I dropped Brittany and Jamie off to visit relatives and I headed to my retreat for the next few days, the Inn at Bay Harbor, just a couple miles from Petoskey.


The Inn at Bay Harbor is part of the same resort family as Boyne Highlands and Boyne Mountain, both of which I visited during ski seasons.

This resort is very different than the two others were. 
First, it’s overlooking a beautiful beach instead of a mountain.

Then, it’s in the middle of a great complex, that includes restaurants and a theater.



One thing it does have in common with the Boyne properties is that it’s a resort for all seasons.  

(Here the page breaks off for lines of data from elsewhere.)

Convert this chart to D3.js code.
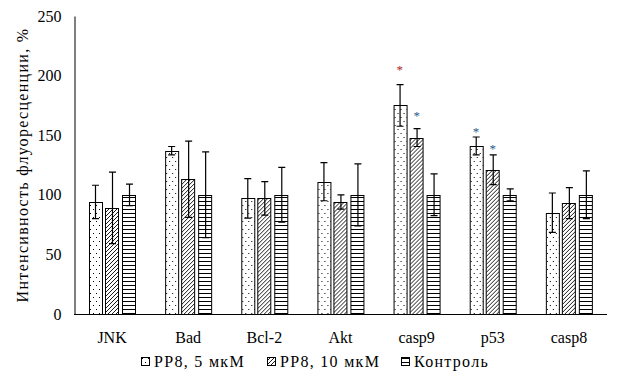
<!DOCTYPE html>
<html>
<head>
<meta charset="utf-8">
<script src="https://cdn.jsdelivr.net/npm/d3@7"></script>
<style>
  html, body { margin: 0; padding: 0; background: #fff; }
  svg text { font-family: "Liberation Serif", "DejaVu Serif", serif; fill: #000; }
</style>
</head>
<body>
<svg id="chart" width="626" height="384"></svg>
<script>
// категории и ряды
var categories = ["JNK", "Bad", "Bcl-2", "Akt", "casp9", "p53", "casp8"];
var seriesNames = ["PP8, 5 мкМ", "PP8, 10 мкМ", "Контроль"];

var pp8_5 = [94, 137, 97, 111, 175, 141, 85];
var pp8_5_err = [14, 3.5, 16.5, 16, 17.5, 7.5, 16.5];
var pp8_10 = [89, 113, 97, 94, 148, 121, 93];
var pp8_10_err = [30, 32, 14, 6, 7.5, 12.5, 13];
var control = [100, 100, 100, 100, 100, 100, 100];
var control_err = [9, 36, 23, 26, 17.5, 5, 20];

// звёздочки значимости: категория, ряд, уровень по оси Y
var stars = [
    {cat: "casp9", s: 0, y: 206, color: "#b0202a"},
    {cat: "casp9", s: 1, y: 168, color: "#2a5a8f"},
    {cat: "p53", s: 0, y: 154, color: "#2a5a8f"},
    {cat: "p53", s: 1, y: 140, color: "#2a5a8f"}
];

var yTicks = [0, 50, 100, 150, 200, 250];

(function () {
    "use strict";

    var FONT = '"Liberation Serif", "DejaVu Serif", serif';
    var values = [pp8_5, pp8_10, control];
    var errors = [pp8_5_err, pp8_10_err, control_err];

    var svg = d3.select("#chart");
    var mLeft = 74, mRight = 607, mTop = 16, mBottom = 314;

    // шаблоны заливки
    var defs = svg.append("defs");
    var dots = defs.append("pattern").attr("id", "p-dots")
        .attr("patternUnits", "userSpaceOnUse").attr("width", 6).attr("height", 8);
    dots.append("rect").attr("width", 6).attr("height", 8).attr("fill", "#fff");
    dots.append("rect").attr("x", 1).attr("y", 1).attr("width", 1).attr("height", 1).attr("fill", "#000");
    dots.append("rect").attr("x", 4).attr("y", 5).attr("width", 1).attr("height", 1).attr("fill", "#000");

    var hatch = defs.append("pattern").attr("id", "p-hatch")
        .attr("patternUnits", "userSpaceOnUse").attr("width", 4).attr("height", 4);
    hatch.append("rect").attr("width", 4).attr("height", 4).attr("fill", "#fff");
    hatch.append("path").attr("d", "M-1,1 L1,-1 M0,4 L4,0 M3,5 L5,3")
        .attr("stroke", "#000").attr("stroke-width", 0.9);

    var horiz = defs.append("pattern").attr("id", "p-horiz")
        .attr("patternUnits", "userSpaceOnUse").attr("width", 4).attr("height", 4);
    horiz.append("rect").attr("width", 4).attr("height", 4).attr("fill", "#fff");
    horiz.append("rect").attr("x", 0).attr("y", 1).attr("width", 4).attr("height", 1).attr("fill", "#000");

    var fills = ["url(#p-dots)", "url(#p-hatch)", "url(#p-horiz)"];

    // шкалы
    var x = d3.scaleBand().domain(categories).range([mLeft, mRight]).padding(0);
    var bw = x.bandwidth();
    var xs = d3.scaleBand().domain([0, 1, 2])
        .range([bw / 2 - 23.5, bw / 2 + 23.5]).paddingInner(0.2);
    var y = d3.scaleLinear().domain([0, 250]).range([mBottom, mTop]);

    // ось Y
    var yAxis = svg.append("g")
        .attr("transform", "translate(" + (mLeft + 0.5) + ",0)")
        .call(d3.axisLeft(y).tickValues(yTicks).tickSize(0).tickPadding(13));
    yAxis.select(".domain").attr("stroke", "#000");
    yAxis.selectAll("text").attr("font-size", 16).style("font-family", FONT);

    svg.append("text")
        .attr("transform", "translate(28,165) rotate(-90)")
        .attr("text-anchor", "middle")
        .attr("font-size", 16)
        .style("font-family", FONT)
        .style("letter-spacing", "1.3px")
        .text("Интенсивность флуоресценции, %");

    // столбцы
    var groups = svg.append("g").selectAll("g")
        .data(categories).enter().append("g")
        .attr("transform", function (d) { return "translate(" + x(d) + ",0)"; });

    groups.each(function (cat, ci) {
        var g = d3.select(this);
        for (var s = 0; s < 3; s++) {
            var v = values[s][ci], e = errors[s][ci];
            var bx = xs(s), w = xs.bandwidth();
            g.append("rect")
                .attr("x", Math.round(bx) + 0.5)
                .attr("y", Math.round(y(v)) + 0.5)
                .attr("width", Math.round(w))
                .attr("height", Math.round(y(0)) - Math.round(y(v)))
                .attr("fill", fills[s])
                .attr("stroke", "#000").attr("stroke-width", 1);
            var cx = Math.round(bx + w / 2) + 0.5;
            g.append("path")
                .attr("d", "M" + cx + "," + y(v + e) + "V" + y(v - e) +
                    "M" + (cx - 3.5) + "," + y(v + e) + "H" + (cx + 3.5) +
                    "M" + (cx - 3.5) + "," + y(v - e) + "H" + (cx + 3.5))
                .attr("stroke", "#000").attr("stroke-width", 1.2).attr("fill", "none");
        }
    });

    // звёздочки
    svg.append("g").selectAll("text")
        .data(stars).enter().append("text")
        .attr("x", function (d) { return x(d.cat) + xs(d.s) + xs.bandwidth() / 2; })
        .attr("y", function (d) { return y(d.y) + 6; })
        .attr("text-anchor", "middle")
        .attr("font-size", 13)
        .style("font-family", FONT)
        .style("fill", function (d) { return d.color; })
        .text("*");

    // ось X
    svg.append("line")
        .attr("x1", mLeft).attr("x2", mRight)
        .attr("y1", mBottom + 0.5).attr("y2", mBottom + 0.5)
        .attr("stroke", "#000");

    svg.append("g").selectAll("text")
        .data(categories).enter().append("text")
        .attr("x", function (d) { return x(d) + bw / 2; })
        .attr("y", 343)
        .attr("text-anchor", "middle")
        .attr("font-size", 16)
        .style("font-family", FONT)
        .text(function (d) { return d; });

    // легенда
    var legendX = [141, 267, 401];
    var legend = svg.append("g").selectAll("g")
        .data(seriesNames).enter().append("g")
        .attr("transform", function (d, i) { return "translate(" + legendX[i] + ",357)"; });
    legend.append("rect")
        .attr("x", 0.5).attr("y", 0.5).attr("width", 8).attr("height", 8)
        .attr("fill", function (d, i) { return fills[i]; })
        .attr("stroke", "#000");
    legend.append("text")
        .attr("x", 13).attr("y", 10)
        .attr("font-size", 16)
        .style("font-family", FONT)
        .style("letter-spacing", "1.3px")
        .text(function (d) { return d; });
})();
</script>
</body>
</html>
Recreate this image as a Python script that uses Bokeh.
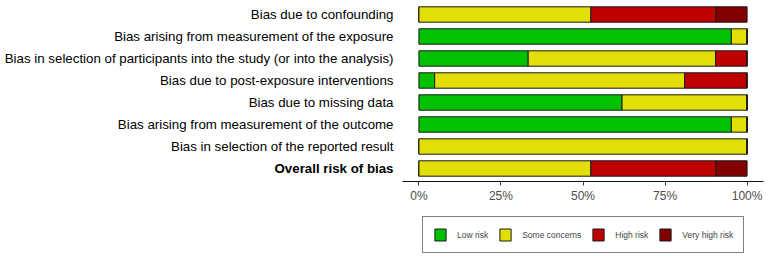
from bokeh.plotting import figure
from bokeh.models import (Range1d, ColumnDataSource, LabelSet, FixedTicker,
                          Legend, LegendItem)
from bokeh.core.properties import value
from bokeh.embed import file_html
from bokeh.resources import INLINE

domains = [
    "Bias due to confounding",
    "Bias arising from measurement of the exposure",
    "Bias in selection of participants into the study (or into the analysis)",
    "Bias due to post-exposure interventions",
    "Bias due to missing data",
    "Bias arising from measurement of the outcome",
    "Bias in selection of the reported result",
    "Overall risk of bias",
]
low_risk = [0, 95.2, 33.3, 4.8, 61.9, 95.2, 0, 0]
some_concerns = [52.4, 4.8, 57.1, 76.2, 38.1, 4.8, 100, 52.4]
high_risk = [38.1, 0, 9.6, 19.0, 0, 0, 0, 38.1]
very_high_risk = [9.5, 0, 0, 0, 0, 0, 0, 9.5]
categories = ["Low risk", "Some concerns", "High risk", "Very high risk"]
colors = ["#02C100", "#E2DF07", "#BF0000", "#820000"]
tick_values = [0, 25, 50, 75, 100]
tick_labels = ["0%", "25%", "50%", "75%", "100%"]

W, H = 766, 258
# panel geometry (pixels) of the bar area
PX0, PX1 = 402, 763          # panel left/right  (x = -5 .. 105)
ROW0, ROWSTEP = 14, 22       # first row centre, row spacing
XMIN, XMAX = -5, 105
upp = (XMAX - XMIN) / (PX1 - PX0)

rows = list(range(1, len(domains) + 1))
source = ColumnDataSource(dict(row=rows, low=low_risk, some=some_concerns,
                               high=high_risk, vhigh=very_high_risk))

x_range = Range1d(XMIN - PX0 * upp, XMAX + (W - PX1) * upp)
y_range = Range1d(1 + (H - ROW0) / ROWSTEP, 1 - ROW0 / ROWSTEP)

p = figure(width=W, height=H, output_backend="svg", toolbar_location=None,
           x_range=x_range, y_range=y_range,
           min_border_left=0, min_border_right=0, min_border_top=0,
           min_border_bottom=0)
p.outline_line_color = None
p.xgrid.visible = False
p.ygrid.visible = False
p.yaxis.visible = False

renderers = p.hbar_stack(["low", "some", "high", "vhigh"], y="row", height=0.7,
                         fill_color=colors, line_color="#1a1a1a", line_width=1,
                         source=source)

xa = p.xaxis[0]
xa.fixed_location = len(domains) + 0.6
xa.bounds = (XMIN, XMAX)
xa.ticker = FixedTicker(ticks=tick_values)
xa.major_label_overrides = {v: l for v, l in zip(tick_values, tick_labels)}
xa.minor_tick_line_color = None
xa.major_tick_in = 0
xa.major_tick_out = 4
xa.major_tick_line_color = "#333333"
xa.axis_line_color = "#111111"
xa.axis_line_width = 1.2
xa.major_label_text_color = "#4D4D4D"
xa.major_label_text_font = "Liberation Sans"
xa.major_label_text_font_size = "12px"
xa.major_label_standoff = 3

normal_src = ColumnDataSource(dict(x=[XMIN] * (len(domains) - 1), y=rows[:-1],
                                   t=domains[:-1]))
bold_src = ColumnDataSource(dict(x=[XMIN], y=rows[-1:], t=domains[-1:]))
for src, style in ((normal_src, "normal"), (bold_src, "bold")):
    p.add_layout(LabelSet(x="x", y="y", text="t", source=src, x_offset=-9,
                          text_align="right", text_baseline="middle",
                          text_font=value("Liberation Sans"),
                          text_font_size=value("13.3px"),
                          text_font_style=value(style),
                          text_color=value("black")))

legend = Legend(items=[LegendItem(label=c, renderers=[r])
                       for c, r in zip(categories, renderers)],
                orientation="horizontal", location=(422, 5),
                glyph_width=14, glyph_height=15, label_height=15,
                label_standoff=10, spacing=10, padding=10, margin=0,
                label_text_font="Liberation Sans", label_text_font_size="8.5px",
                label_text_baseline="middle",
                border_line_color="black", border_line_width=1,
                background_fill_color="white", background_fill_alpha=1)
p.add_layout(legend)

open("out.html", "w").write(file_html(p, INLINE))
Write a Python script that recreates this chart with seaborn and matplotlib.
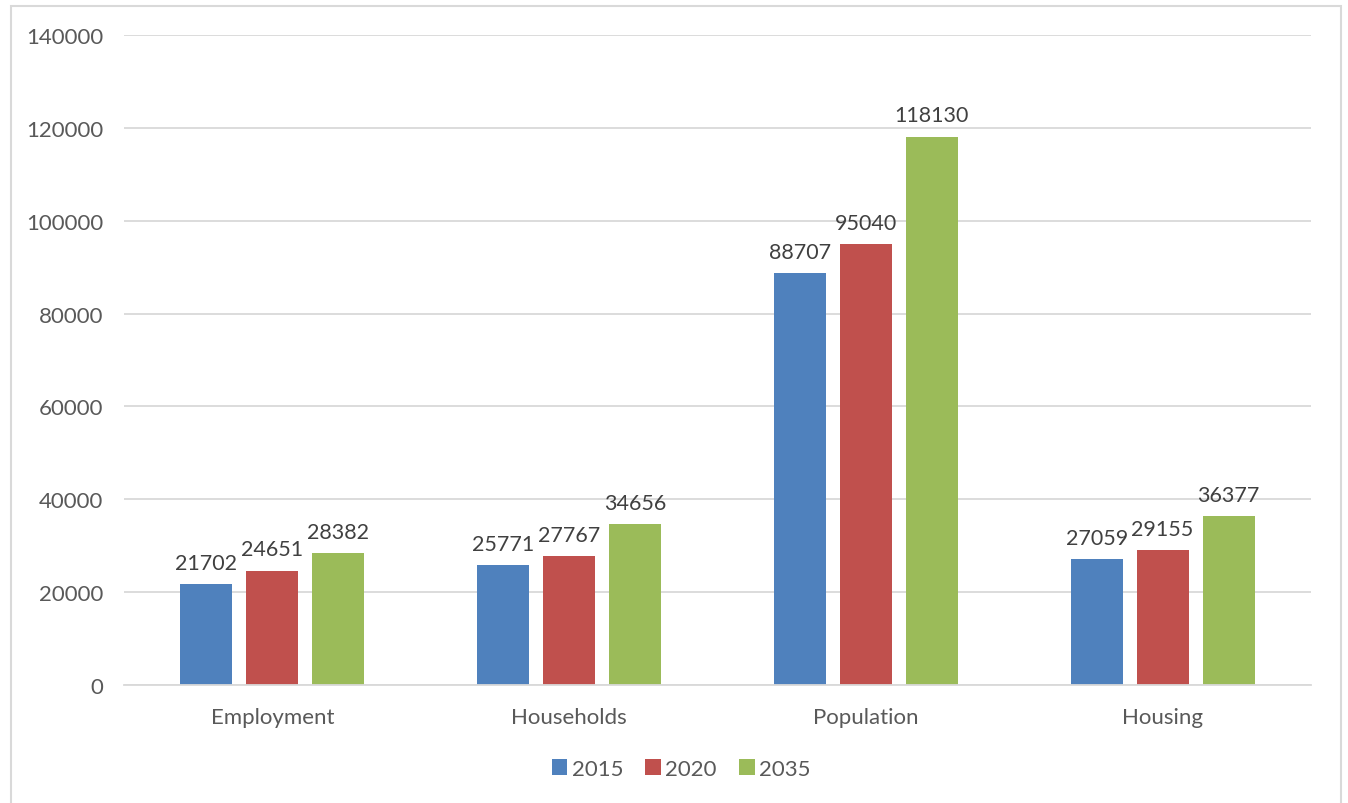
import matplotlib
matplotlib.use("Agg")
import matplotlib.pyplot as plt
import seaborn as sns
import pandas as pd
from matplotlib.patches import Rectangle

categories = ["Employment", "Households", "Population", "Housing"]
years = ["2015", "2020", "2035"]
values_2015 = [21702, 25771, 88707, 27059]
values_2020 = [24651, 27767, 95040, 29155]
values_2035 = [28382, 34656, 118130, 36377]
yticks = [0, 20000, 40000, 60000, 80000, 100000, 120000, 140000]
colors = ["#4F81BD", "#C0504D", "#9BBB59"]

rows = []
for yr, vals in zip(years, [values_2015, values_2020, values_2035]):
    for c, v in zip(categories, vals):
        rows.append({"category": c, "year": yr, "value": v})
df = pd.DataFrame(rows)

sns.set_theme(style="white")
plt.rcParams["font.family"] = ["Lato", "DejaVu Sans"]

fig = plt.figure(figsize=(13.48, 8.04), dpi=100)
ax = fig.add_axes([124 / 1348, 1 - 686 / 804, (1311 - 124) / 1348, (686 - 36) / 804])

sns.barplot(data=df, x="category", y="value", hue="year", order=categories,
            hue_order=years, palette=colors, width=0.667, gap=0.21,
            saturation=1, ax=ax, legend=True, linewidth=0)

ax.set_ylim(0, 140000)
ax.set_xlim(-0.5, 3.5)
ax.set_yticks(yticks)
ax.set_yticklabels([str(t) for t in yticks])
ax.yaxis.grid(True, color="#D9D9D9", linewidth=1.3)
ax.set_axisbelow(True)
for s in ["top", "right", "left"]:
    ax.spines[s].set_visible(False)
ax.spines["bottom"].set_color("#D9D9D9")
ax.spines["bottom"].set_linewidth(1.3)
ax.tick_params(axis="both", length=0, labelsize=16, labelcolor="#595959")
ax.tick_params(axis="x", pad=16)
ax.tick_params(axis="y", pad=15)
ax.set_xlabel("")
ax.set_ylabel("")

for cont in ax.containers:
    for bar in cont:
        h = bar.get_height()
        ax.annotate(f"{int(round(h))}", (bar.get_x() + bar.get_width() / 2, h),
                    xytext=(0, 8), textcoords="offset points", ha="center",
                    va="bottom", fontsize=15.5, color="#404040")

handles, labels = ax.get_legend_handles_labels()
ax.get_legend().remove()
fig.legend(handles, labels, loc="center", bbox_to_anchor=(681 / 1348, 1 - 770 / 804),
           ncol=3, frameon=False, fontsize=16, labelcolor="#595959",
           handlelength=0.7, handleheight=0.7, handletextpad=0.2, columnspacing=1.0)

fig.patches.append(Rectangle((11 / 1348, -0.05), (1341 - 11) / 1348, 1.05 - 7 / 804,
                             transform=fig.transFigure, fill=False,
                             edgecolor="#D9D9D9", linewidth=1.5))

fig.savefig("out.png", dpi=100)
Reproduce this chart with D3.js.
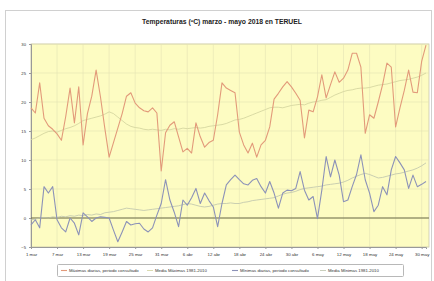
<!DOCTYPE html>
<html><head><meta charset="utf-8">
<script src="https://cdn.jsdelivr.net/npm/d3@7"></script>
<style>body{margin:0;background:#fff}svg{display:block;font-family:Arial,"Liberation Sans",sans-serif}</style>
</head><body><svg id="c" width="434" height="281"></svg>
<script>
const title = "Temperaturas (ºC) marzo - mayo 2018 en TERUEL";
const xTickLabels = ["1 mar","7 mar","13 mar","19 mar","25 mar","31 mar","6 abr","12 abr","18 abr","24 abr","30 abr","6 may","12 may","18 may","24 may","30 may"];
const yTicks = [-5,0,5,10,15,20,25,30];
const seriesNames = ["Máximas diarias, periodo consultado","Media Máximas 1981-2010","Mínimas diarias, periodo consultado","Media Mínimas 1981-2010"];
const maxDaily = [19.0,18.1,23.3,17.2,15.9,15.3,14.5,13.4,17.5,22.4,16.4,22.6,12.6,18.0,21.0,25.5,20.9,15.5,10.5,13.0,15.5,18.0,21.0,21.6,19.8,19.0,18.5,18.3,19.0,18.1,8.1,14.7,16.0,16.6,14.0,11.4,12.0,11.2,16.4,14.0,12.2,13.0,13.4,17.8,23.3,22.4,22.0,21.6,14.8,12.6,11.2,12.9,10.5,12.6,13.4,15.7,20.5,21.5,22.6,23.5,22.6,21.5,20.3,13.8,18.6,18.3,20.9,24.7,20.7,23.0,25.2,23.4,24.1,25.5,28.4,28.4,26.0,14.6,17.8,17.2,20.0,23.0,26.7,26.0,15.7,19.0,22.0,25.5,21.7,21.6,27.0,29.8];
const meanMax = [13.5,13.8,14.2,14.6,14.9,15.0,14.8,15.1,15.4,15.6,15.9,16.3,16.8,17.0,17.2,17.4,17.6,17.9,18.3,18.0,17.4,16.8,16.2,15.8,15.6,15.5,15.3,15.2,15.3,15.2,15.1,15.3,15.2,15.4,15.3,15.5,15.4,15.5,15.6,15.5,15.6,15.8,15.9,16.0,16.1,16.3,16.6,16.9,17.0,17.2,17.5,17.8,18.1,18.4,18.7,19.0,19.1,19.1,19.0,19.2,19.4,19.5,19.6,19.5,19.8,20.0,20.1,20.3,20.4,20.8,21.2,21.5,21.8,22.0,22.1,22.3,22.4,22.4,22.5,22.7,22.9,23.0,23.1,23.3,23.5,23.7,23.8,23.9,24.1,24.3,24.6,25.0];
const minDaily = [-1.2,-0.3,-1.7,5.4,4.3,5.4,-0.3,-1.7,-2.4,0.0,-0.9,-2.9,0.9,0.2,-0.6,0.0,0.2,0.1,0.0,-2.1,-4.1,-2.4,-0.6,-1.2,-1.0,-0.9,-1.9,-2.4,-1.7,0.5,2.5,6.6,3.1,1.0,-1.5,3.1,2.2,3.5,5.1,2.5,4.3,3.0,1.9,-1.5,2.5,5.7,6.6,7.4,6.6,5.9,5.7,6.5,6.8,5.4,4.3,6.3,4.3,1.7,4.3,4.8,4.7,5.1,8.0,4.8,3.1,3.7,-0.1,4.8,10.6,7.1,10.0,7.4,2.8,3.1,5.4,7.5,10.9,6.6,4.3,1.1,2.2,5.4,4.0,8.3,10.6,9.5,8.3,5.1,7.4,5.4,5.8,6.3];
const meanMin = [-0.3,-0.2,0.0,0.1,0.0,0.2,0.1,0.3,0.2,0.4,0.3,0.5,0.4,0.6,0.5,0.7,0.6,0.9,1.0,1.1,1.3,1.5,1.7,1.6,1.5,1.4,1.3,1.4,1.5,1.6,1.7,1.8,1.9,2.0,2.1,2.3,2.5,2.4,2.2,2.0,1.9,2.0,2.2,2.4,2.5,2.5,2.6,2.5,2.5,2.7,2.8,3.0,3.1,3.2,3.3,3.4,3.5,3.8,4.1,4.3,4.4,4.6,4.9,5.1,5.2,5.3,5.4,5.5,5.7,5.8,5.9,6.0,6.2,6.5,6.9,7.2,7.5,7.7,7.5,7.2,6.9,7.0,7.2,7.4,7.6,7.7,7.9,8.1,8.3,8.6,9.0,9.5];
const colors = ["#e29a7a","#d0d29c","#8c92b8","#bcc3ac"];

const svg = d3.select("#c");
const W=434,H=281;
svg.append("rect").attr("width",W).attr("height",H).attr("fill","#fff");
svg.append("rect").attr("x",5.5).attr("y",10.5).attr("width",426).attr("height",280).attr("fill","none").attr("stroke","#d0d0d0");
svg.append("text").attr("x",222).attr("y",24).attr("text-anchor","middle").attr("font-size",6.8).attr("font-weight","bold").attr("fill","#222").text(title);

const L=31,R=429,T=44,B=247;
const x = d3.scaleLinear().domain([0,91]).range([L,R-3]);
const y = d3.scaleLinear().domain([-5,30]).range([B,T]);

svg.append("rect").attr("x",L).attr("y",T).attr("width",R-L).attr("height",B-T).attr("fill","#fdfcc2").attr("stroke","#c8c8b0").attr("stroke-width",0.8);

const g = svg.append("g");
g.selectAll(".hg").data(yTicks).join("line").attr("x1",L).attr("x2",R).attr("y1",d=>y(d)).attr("y2",d=>y(d)).attr("stroke","#e4e2b4").attr("stroke-width",0.6);
g.selectAll(".vg").data(xTickLabels).join("line").attr("x1",(d,i)=>x(i*6)).attr("x2",(d,i)=>x(i*6)).attr("y1",T).attr("y2",B).attr("stroke","#e4e2b4").attr("stroke-width",0.6);

const yAxis = d3.axisLeft(y).tickValues(yTicks).tickSize(2).tickFormat(d3.format("d"));
const ya = svg.append("g").attr("transform",`translate(${L},0)`).call(yAxis);
ya.select(".domain").attr("stroke","#999");
ya.selectAll("line").attr("stroke","#999");
ya.selectAll("text").attr("font-size",4.2).attr("fill","#333");

const xAxis = d3.axisBottom(x).tickValues(xTickLabels.map((d,i)=>i*6)).tickSize(2).tickFormat((d,i)=>xTickLabels[i]);
const xa = svg.append("g").attr("transform",`translate(0,${B})`).call(xAxis);
xa.select(".domain").attr("stroke","#999");
xa.selectAll("line").attr("stroke","#999");
xa.selectAll("text").attr("font-size",4.4).attr("fill","#333").attr("dy","0.9em");

svg.append("line").attr("x1",L).attr("x2",R).attr("y1",y(0)).attr("y2",y(0)).attr("stroke","#6d6d48").attr("stroke-width",1);

const line = d3.line().x((d,i)=>x(i)).y(d=>y(d));
const series = [maxDaily,meanMax,minDaily,meanMin];
const widths = [1.1,0.8,1.1,0.8];
[1,3,0,2].forEach(k=>{
  svg.append("path").attr("d",line(series[k])).attr("fill","none").attr("stroke",colors[k]).attr("stroke-width",widths[k]).attr("stroke-linejoin","round");
});

const lg = svg.append("g");
lg.append("rect").attr("x",57.5).attr("y",264.5).attr("width",346).attr("height",12).attr("fill","#fff").attr("stroke","#b8b8b8").attr("rx",1);
const lx = [61,147,232,320];
seriesNames.forEach((n,i)=>{
  lg.append("line").attr("x1",lx[i]).attr("x2",lx[i]+6).attr("y1",270.5).attr("y2",270.5).attr("stroke",colors[i]).attr("stroke-width",widths[i]);
  lg.append("text").attr("x",lx[i]+8).attr("y",272).attr("font-size",4.3).attr("fill","#333").text(n);
});
</script></body></html>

Whether you want to enjoy the beach and pool, and local activities (like borrowing a bike to the nearby town) or take a drive and use the winter sports facilities at their sister hotels, the Inn at Bay Harbor is ready for you.


This resort also has a big assortment of accommodations so it’s especially friendly to families, even extended ones. 

All of the rooms, suites, apartments have been recently remodeled too.

I was given one of the Master Suites, which had a living room with a cozy fireplace and pull-out couch, a kitchen and dining area, and a separate bedroom.

There were two bathrooms, with a jacuzzi in the master one.


I also had a balcony overlooking the front of the resort. I sat out there and enjoyed the breeze, while nibbling on the Kilwin’s chocolates and cheese and charcuterie plate that was waiting for me.

While that was a special gift from the management, all guests at the Inn at Bay Harbor do receive a special nightly treat. On this evening it was a box of chocolates and a small bottle of Kahlua.

I took a walk around the property before heading back to my room. After the (fun, but) hectic few days in the Upper Peninsula, I decided I would take the night to just stay in and relax. My biggest appointment on the next day’s schedule was at the spa.